Class begins at 9:30. During the class session, the Tutor will present new memory work and review previous memory work in the core subject areas of history, geography, math, science, Latin, and English. The fine arts component is divided into six-week sessions on drawing, music theory, great artists, and orchestra. Science also is presented in six-week units alternating between hands-on projects and projects that use the scientific method. Also, students are encouraged to make an age-appropriate presentation each week. My children love the review games at the end of each session. Class ends at 12:15. Then we head to the lunch room to share lunch and chat with the other families. It is such a wonderful, positive, energetic, encouraging time of our week!
The role of the Tutors merits more explanation. The term Tutor is very specific. CC maintains that the parents are the primary teachers. Tutors support families by facilitating the class session, presenting new and reviewing previous curriculum, and modeling classical techniques. They also work very hard to create and maintain a respectful, productive, cooperative, and fun environment. It is important for me to convey here that parents do not abdicate their teaching or disciplinary responsibility to the Tutors. Parents are required to stay in the class and are expected to participate in the class session and support the Tutor by helping to maintain a positive learning environment as described above. Parents may also assist by organizing classroom supplies, chaperoning trips to the restroom, etc. Again, CC emphasizes the importance of community as well as the curriculum. The community is as wonderful as are the people in it.

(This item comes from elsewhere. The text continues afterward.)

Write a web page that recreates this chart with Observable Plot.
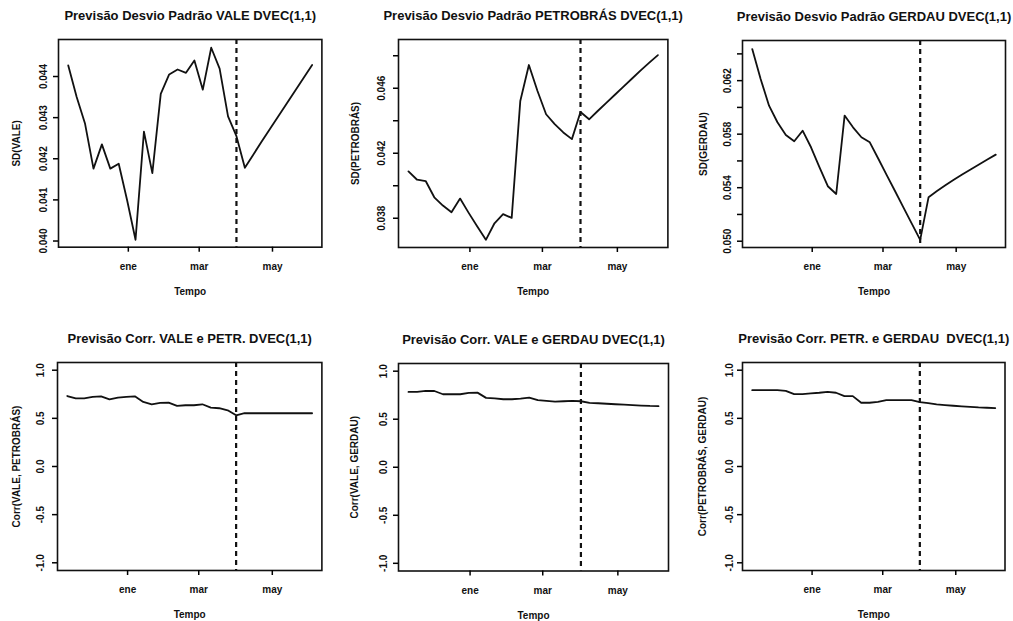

In addition to the cost of the curriculum your family uses in your home, there is a cost to participate in the community. You should be prepared for registration fees, supply fees, nursery fees (if applicable), as well as tuition. The cost to our family for our two children in the Foundations program for the full 24-weeks of the 2012-2013 school year was $985.00. There is just a little variance among communities for the nursery and facility fees. CC sets standard fees for tuition, registration, and supplies. Participation in Classical Conversations requires a significant investment of both time and money. Most endeavors that are worthwhile do require significant investment. Also, when I consider that the cost for one child would be $505, and there are 72 hours of class time (24 weeks x 3 hours), that works out to $7.01 per hour, which I find to be very reasonable.
Our family has been blessed to be in Classical Conversations. We enjoy the academic rigor and high standards that CC sets. We feel supported and comfortable among a group of like-minded families. We love that everything we learn and our interactions with others are purposefully sifted through a Biblical perspective. For us the investment is worth it, because we feel it honors God and enriches our family.